Alternate play modes consists of minor changes in the game’s main objectives. For instance, instead of having to collect bananas in the stage players may have to retrieve a particular fruit to end the stage. Also, to mix things up there’s bonus rounds that include collecting falling coins from an air-balloon. Nevertheless, this doesn't stop the game from being boring after the first five or six stages. The boss fights redeem some element of excitement, but they play out as if they were on auto-pilot, primarily leaving the player to simply dodge bombs rather than engage in any sort of skillful activity.
On the plus side, though, the game is graphically sound. Well, actually the game looks quite good in its pseudo-3D appearance. The requirements are also pretty low for the game to have such a clean resolution. Then again, there’s no scrolling. But Darwin and the evil frogs have a distinctive look that is bound to appeal to younger gamers. And despite the simplistic stage designs, they do look awfully nice.
But the rich graphics wouldn’t have meant much if it wasn’t coupled with some amazing music. In all honesty, if there’s one reason to play this game it’s to hear the Deep Forest-esque music tracks that accompany the game’s exotic look. Pedro Camacho did an amazing job with the game’s music. I just wish the stages offered up a bit more than what they were, to really make everything meld in greater significance.

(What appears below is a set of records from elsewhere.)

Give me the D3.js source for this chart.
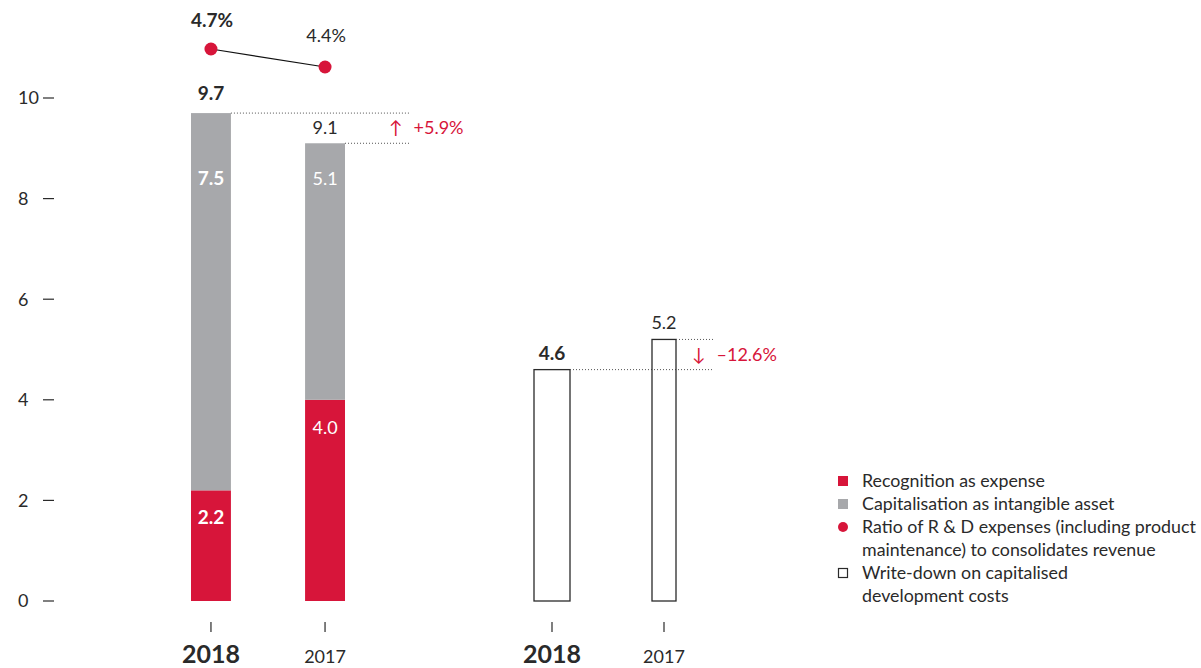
<!DOCTYPE html>
<html>
<head>
<meta charset="utf-8">
<script src="https://cdn.jsdelivr.net/npm/d3@7"></script>
<style>
  body { margin: 0; background: #fff; }
  text { font-family: Lato, "Noto Sans", sans-serif; fill: #2a2a2a; }
</style>
</head>
<body>
<script>
// data
let years = ["2018", "2017"]
let expense = [2.2, 4.0]
let capitalised = [7.5, 5.1]
let ratio = [4.7, 4.4]
let writedown = [4.6, 5.2]
let rdChange = "+5.9%"
let wdChange = "\u2013" + "12.6%"
let yTicks = [0, 2, 4, 6, 8, 10]
let legendItems = [
  {type: "red", lines: ["Recognition as expense"]},
  {type: "grey", lines: ["Capitalisation as intangible asset"]},
  {type: "dot", lines: ["Ratio of R & D expenses (including product", "maintenance) to consolidates revenue"]},
  {type: "open", lines: ["Write-down on capitalised", "development costs"]}
]

let red = "#d7153a", grey = "#a7a8ab", dark = "#2a2a2a"

let svg = d3.select("body")
  .append("svg")
    .attr("width", 1201)
    .attr("height", 668)

let y = d3.scaleLinear().domain([0, 10]).range([601, 98])
let ratioY = d3.scaleLinear().domain([4.4, 4.7]).range([67, 49])

let x1 = d3.scaleBand().domain(years).range([191, 345]).paddingInner(0.65).paddingOuter(0)
let x2 = d3.scalePoint().domain(years).range([552, 664])
let w2 = [36, 24]

// y axis
let yAxis = svg.append("g").attr("id", "yaxis")
yTicks.forEach(t => {
  yAxis.append("text")
    .attr("x", 18).attr("y", y(t)).attr("dy", "0.35em")
    .attr("font-size", 18)
    .text(t)
  yAxis.append("line")
    .attr("x1", 43).attr("x2", 54)
    .attr("y1", y(t)).attr("y2", y(t))
    .attr("stroke", dark).attr("stroke-width", 1.2)
})

// stacked bars
let g1 = svg.append("g").attr("id", "rd")
years.forEach((yr, i) => {
  let bx = x1(yr), bw = x1.bandwidth(), cx = bx + bw / 2
  let total = expense[i] + capitalised[i]
  let bold = i == 0 ? "bold" : "normal"
  let fs = i == 0 ? 19 : 18
  g1.append("rect")
    .attr("x", bx).attr("width", bw)
    .attr("y", y(expense[i])).attr("height", y(0) - y(expense[i]))
    .attr("fill", red)
  g1.append("rect")
    .attr("x", bx).attr("width", bw)
    .attr("y", y(total)).attr("height", y(expense[i]) - y(total))
    .attr("fill", grey)
  g1.append("text")
    .attr("x", cx).attr("y", y(expense[i]) + 34)
    .attr("text-anchor", "middle").attr("font-size", fs).attr("font-weight", bold)
    .style("fill", "#fff")
    .text(expense[i].toFixed(1))
  g1.append("text")
    .attr("x", cx).attr("y", y(8.4)).attr("dy", "0.35em")
    .attr("text-anchor", "middle").attr("font-size", fs).attr("font-weight", bold)
    .style("fill", "#fff")
    .text(capitalised[i].toFixed(1))
  g1.append("text")
    .attr("x", cx).attr("y", y(total) - (i == 0 ? 13 : 9))
    .attr("text-anchor", "middle").attr("font-size", fs).attr("font-weight", bold)
    .text(total.toFixed(1))
  g1.append("line")
    .attr("x1", bx + bw).attr("x2", 410)
    .attr("y1", y(total)).attr("y2", y(total))
    .attr("stroke", "#555").attr("stroke-dasharray", "1,2")
  // ticks and year labels
  g1.append("line")
    .attr("x1", cx).attr("x2", cx).attr("y1", 622).attr("y2", 632)
    .attr("stroke", dark).attr("stroke-width", 1.2)
  g1.append("text")
    .attr("x", cx).attr("y", 663)
    .attr("text-anchor", "middle")
    .attr("font-size", i == 0 ? 25 : 18).attr("font-weight", bold)
    .text(yr)
})

// change annotations
function change(x, yv, arrow, label) {
  let t = svg.append("text")
    .attr("x", x).attr("y", y(yv)).attr("dy", "0.35em")
    .attr("font-size", 18).style("fill", red)
  t.append("tspan").text(arrow)
  t.append("tspan").attr("dx", 11).text(label)
}
change(389, (expense[0] + capitalised[0] + expense[1] + capitalised[1]) / 2, "\u2191", rdChange)
change(692, (writedown[0] + writedown[1]) / 2, "\u2193", wdChange)

// ratio line
let line = d3.line()
  .x((d, i) => x1(years[i]) + x1.bandwidth() / 2)
  .y(d => ratioY(d))
svg.append("path")
  .attr("d", line(ratio))
  .attr("fill", "none").attr("stroke", "#111").attr("stroke-width", 1.2)
ratio.forEach((r, i) => {
  let cx = x1(years[i]) + x1.bandwidth() / 2
  svg.append("circle")
    .attr("cx", cx).attr("cy", ratioY(r)).attr("r", 6.5)
    .attr("fill", red)
  svg.append("text")
    .attr("x", cx + 1).attr("y", ratioY(r) - (i == 0 ? 22 : 25))
    .attr("text-anchor", "middle").attr("font-size", i == 0 ? 19 : 18)
    .attr("font-weight", i == 0 ? "bold" : "normal")
    .text(r.toFixed(1) + "%")
})

// write-down bars
let g2 = svg.append("g").attr("id", "writedown")
years.forEach((yr, i) => {
  let cx = x2(yr), bw = w2[i], bx = cx - bw / 2
  let bold = i == 0 ? "bold" : "normal"
  g2.append("rect")
    .attr("x", bx).attr("width", bw)
    .attr("y", y(writedown[i])).attr("height", y(0) - y(writedown[i]))
    .attr("fill", "none").attr("stroke", dark).attr("stroke-width", 1.3)
  g2.append("text")
    .attr("x", cx).attr("y", y(writedown[i]) - 10)
    .attr("text-anchor", "middle").attr("font-size", i == 0 ? 19 : 18).attr("font-weight", bold)
    .text(writedown[i].toFixed(1))
  g2.append("line")
    .attr("x1", bx + bw).attr("x2", 713)
    .attr("y1", y(writedown[i])).attr("y2", y(writedown[i]))
    .attr("stroke", "#555").attr("stroke-dasharray", "1,2")
  g2.append("line")
    .attr("x1", cx).attr("x2", cx).attr("y1", 622).attr("y2", 632)
    .attr("stroke", dark).attr("stroke-width", 1.2)
  g2.append("text")
    .attr("x", cx).attr("y", 663)
    .attr("text-anchor", "middle")
    .attr("font-size", i == 0 ? 25 : 18).attr("font-weight", bold)
    .text(yr)
})

// legend
let lg = svg.append("g").attr("id", "legend").attr("transform", "translate(838, 481)")
let row = 0
legendItems.forEach(item => {
  let ly = row * 23
  if (item.type == "red" || item.type == "grey") {
    lg.append("rect").attr("x", 0).attr("y", ly - 5).attr("width", 10).attr("height", 10)
      .attr("fill", item.type == "red" ? red : grey)
  } else if (item.type == "dot") {
    lg.append("circle").attr("cx", 5).attr("cy", ly).attr("r", 5).attr("fill", red)
  } else {
    lg.append("rect").attr("x", 0.5).attr("y", ly - 4.5).attr("width", 9).attr("height", 9)
      .attr("fill", "none").attr("stroke", dark).attr("stroke-width", 1.2)
  }
  item.lines.forEach(t => {
    lg.append("text")
      .attr("x", 24).attr("y", row * 23).attr("dy", "0.35em")
      .attr("font-size", 17.8)
      .text(t)
    row++
  })
})
</script>
</body>
</html>
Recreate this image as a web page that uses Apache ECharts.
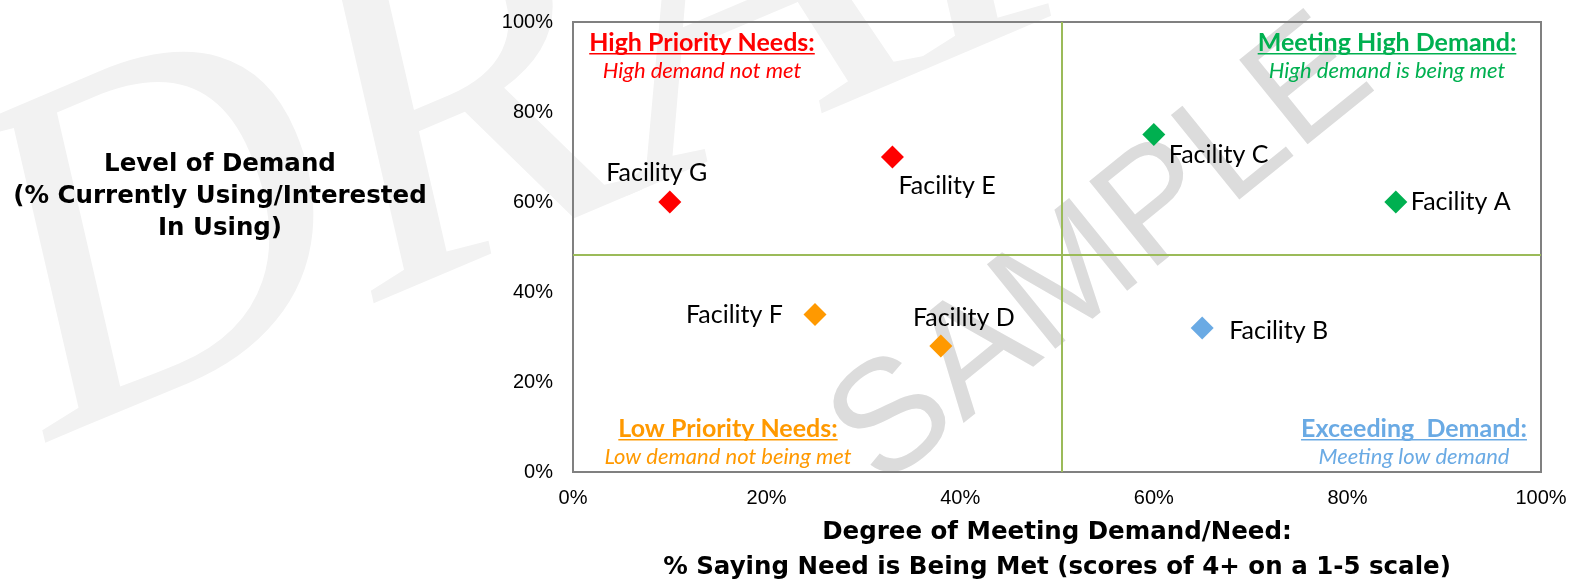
<!DOCTYPE html>
<html>
<head>
<meta charset="utf-8">
<script src="https://cdn.jsdelivr.net/npm/echarts@6/dist/echarts.min.js"></script>
<style>
  html, body { margin: 0; padding: 0; background: #fff; }
  #main { width: 1581px; height: 583px; }
</style>
</head>
<body>
<div id="main"></div>
<script>
// data (percent)
var facilities = ['Facility A', 'Facility B', 'Facility C', 'Facility D', 'Facility E', 'Facility F', 'Facility G'];
var meetingPct = [85, 65, 60, 38, 33, 25, 10]; // x: degree of meeting demand
var demandPct = [60, 32, 75, 28, 70, 35, 60];  // y: level of demand
var dividerX = 50.5; // vertical quadrant line
var dividerY = 48.2; // horizontal quadrant line

// quadrant colours
var colHigh = '#ff0000';   // top left
var colMet = '#00b050';    // top right
var colLow = '#ff9900';    // bottom left
var colExceed = '#6aaae4'; // bottom right

// label placement per point (px offset from marker centre)
var labelPlace = {
  'Facility A': { align: 'left', offset: [15, 0] },
  'Facility B': { align: 'left', offset: [27, 3] },
  'Facility C': { align: 'left', offset: [15, 20] },
  'Facility D': { align: 'center', offset: [23, -28] },
  'Facility E': { align: 'left', offset: [6, 29] },
  'Facility F': { align: 'right', offset: [-32, 0] },
  'Facility G': { align: 'center', offset: [-13, -29] }
};

var chart = echarts.init(document.getElementById('main'));

function quadColor(x, y) {
  if (y >= dividerY) return x < dividerX ? colHigh : colMet;
  return x < dividerX ? colLow : colExceed;
}

var points = facilities.map(function (name, i) {
  var p = labelPlace[name];
  return {
    name: name,
    value: [meetingPct[i], demandPct[i]],
    itemStyle: { color: quadColor(meetingPct[i], demandPct[i]) },
    label: { align: p.align, offset: p.offset }
  };
});

// measure text for the underlines
var ctx = document.createElement('canvas').getContext('2d');
function textW(txt, font) {
  ctx.font = font;
  return ctx.measureText(txt).width;
}

var titleFont = 'Lato';
function quadLabel(cx, y, title, sub, color) {
  var tf = 'bold 25px ' + titleFont;
  var w = textW(title, tf);
  return [
    { type: 'text', x: cx, y: y, z: 5,
      style: { text: title, font: tf, fill: color, align: 'center', verticalAlign: 'middle' } },
    { type: 'rect', z: 5, shape: { x: cx - w / 2, y: y + 10, width: w, height: 1.5 },
      style: { fill: color } },
    { type: 'text', x: cx, y: y + 28, z: 5,
      style: { text: sub, font: 'italic 22px ' + titleFont, fill: color, align: 'center', verticalAlign: 'middle' } }
  ];
}

var graphics = [
  // watermarks
  { type: 'text', x: 0, y: 322, z: -10, rotation: 23 * Math.PI / 180,
    style: { text: 'DRAFT', font: 'italic 490px "Liberation Serif"', fill: '#f2f2f2', align: 'left', verticalAlign: 'middle' } },
  { type: 'text', x: 1103, y: 254, z: -10, rotation: 39 * Math.PI / 180,
    style: { text: 'SAMPLE', font: '158px "Liberation Sans"', fill: '#dcdcdc', align: 'center', verticalAlign: 'middle' } },
  // y axis title
  { type: 'text', x: 220, y: 197, z: 5,
    style: { text: 'Level of Demand\n(% Currently Using/Interested\nIn Using)', font: 'bold 24.5px "DejaVu Sans"',
      fill: '#000', align: 'center', verticalAlign: 'middle', lineHeight: 32 } }
]
  .concat(quadLabel(702, 43, 'High Priority Needs:', 'High demand not met', colHigh))
  .concat(quadLabel(1387, 43, 'Meeting High Demand:', 'High demand is being met', colMet))
  .concat(quadLabel(728, 429, 'Low Priority Needs:', 'Low demand not being met', colLow))
  .concat(quadLabel(1414, 429, 'Exceeding  Demand:', 'Meeting low demand', colExceed));

var option = {
  animation: false,
  grid: {
    left: 573, right: 40, top: 22, bottom: 111,
    outerBoundsMode: 'none',
    show: true, borderColor: '#808080', borderWidth: 2, backgroundColor: 'transparent'
  },
  xAxis: {
    type: 'value', min: 0, max: 100, interval: 20,
    name: 'Degree of Meeting Demand/Need:\n% Saying Need is Being Met (scores of 4+ on a 1-5 scale)',
    nameLocation: 'middle', nameGap: 43,
    nameTextStyle: { fontFamily: 'DejaVu Sans', fontWeight: 'bold', fontSize: 24.5, color: '#000', lineHeight: 35 },
    axisLine: { show: false }, axisTick: { show: false }, splitLine: { show: false },
    axisLabel: { formatter: '{value}%', fontFamily: 'Liberation Sans', fontSize: 20, color: '#000', margin: 16 }
  },
  yAxis: {
    type: 'value', min: 0, max: 100, interval: 20,
    axisLine: { show: false }, axisTick: { show: false }, splitLine: { show: false },
    axisLabel: { formatter: '{value}%', fontFamily: 'Liberation Sans', fontSize: 20, color: '#000', margin: 20 }
  },
  graphic: graphics,
  series: [{
    type: 'scatter',
    symbol: 'diamond',
    symbolSize: 23,
    data: points,
    z: 3,
    itemStyle: { opacity: 1 },
    emphasis: { disabled: true },
    label: {
      show: true, position: 'inside', formatter: '{b}',
      fontFamily: 'Lato', fontSize: 25, color: '#000', verticalAlign: 'middle'
    },
    markLine: {
      silent: true, symbol: 'none', label: { show: false },
      lineStyle: { color: '#9bbb59', width: 2, type: 'solid' },
      data: [{ xAxis: dividerX }, { yAxis: dividerY }]
    }
  }]
};

chart.setOption(option);
</script>
</body>
</html>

Overall, Darwin the Monkey is a run-of-the-mill platform title that carries heavily appealing aesthetics, but goes a little light on the gameplay variety. If you’re really looking for a good, casual platform title, you do better checking out Turtix
or Snaky Jake
. I really wish this game had a bit more than what it did, but if you’re looking for a simple game for the little kids, then Darwin the Monkey wouldn’t be bad a way to.